June 3 1980: A computer chip fails
At about 2:30 am, computers at three U.S. nuclear command centers issued a warning of a Soviet missile attack. U.S. Air Force ballistic-missile crews removed their launch keys from the safes, bomber crews ran to their planes and fighter planes took off to search the skies. It was a false alarm. An investigation later found that a defective computer chip in a communications device at the Colorado NORAD headquarters had caused the false alarm. The chip cost 46 cents. False alerts of this kind were not a rare occurrence.
Sept. 26, 1983: Luck and a Russian Army officer saves the world
Lt. Col. Stanislav Petrov was on duty this night because another officer was sick. Petrov just happened to be an engineer familiar with the deficiencies of the new Soviet satellite early warning system. So he was skeptical when the system reported 5 incoming ICBM missiles. He reasoned the U.S. would not launch a surprise attack with five missiles. Petrov told his superiors it was a false alarm before he knew that to be true putting his career at risk. It was a false alarm. But if the satellite data had indicated the launch of many missiles, or if a different officer had been on duty, the outcome could easily have been a catastrophe. Petrov was reprimanded for his breach of procedures.
Nov. 7,1983: The war game that almost became real
In 1983 President Ronald Reagan called the Soviet Union an “evil empire.” It was a time of high Cold War tension. Able Archer 83 was an annual NATO war game which involved 100 NATO officers simulating a nuclear war. The exercise was very realistic and participants included some European heads of government. The exercise alarmed Soviet analysts who feared that it was a cover for an actual nuclear attack. Soviet nuclear missiles were placed on high alert and readied for launch. Robert Gates, then at the CIA, later said, “We may have been at the brink of nuclear war and not even known it.”

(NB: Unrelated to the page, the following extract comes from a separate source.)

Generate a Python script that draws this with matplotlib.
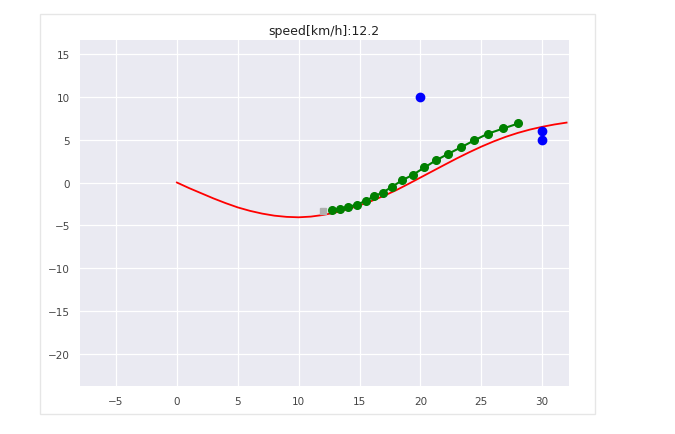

Jan. 25, 1995: A Norwegian scientific research rocket triggers a Russian full alert
Four years after the breakup of the Soviet Union, the launch of a small atmospheric research rocket from an island in Norway triggered Russia’s early warning system. The rocket was mistaken for a U.S. submarine launched missile. The Russians thought it might be the first missile to detonate a nuclear warhead high in the atmosphere “blinding” their radars before a larger attack. Russian nuclear forces went on full alert and President Boris Yeltsin activated launch codes in preparation for retaliation. Norway had notified Russia in advance but this information hadn’t filtered down to the right people.
These are just a few of the potential tragedies and don’t include the many military confrontations, like the 1962 Cuban Missile Crisis, that could have escalated into catastrophe.
Air Force General Lee Butler spent his entire career working with nuclear weapons. He says, “... we escaped the Cold War without a nuclear holocaust by some combination of skill, luck, and divine intervention, and I suspect the latter in greatest proportion.”
General Omar Bradley advised abolishing nuclear weapons 1948. He said “Ours is a world of nuclear giants and ethical infants. We know more about war than we know about peace, more about killing than we know about living. The way to win an atomic war is to make certain it never starts. And the way to make sure it never starts is to abolish the dangerous costly nuclear stockpiles which imprison mankind.”
There are no national security, political or ideological objectives worth the cost of a nuclear accident or a war. This is something to consider on the 77th anniversary of Hiroshima and Nagasaki as our country pours billions into new and easier to use nukes.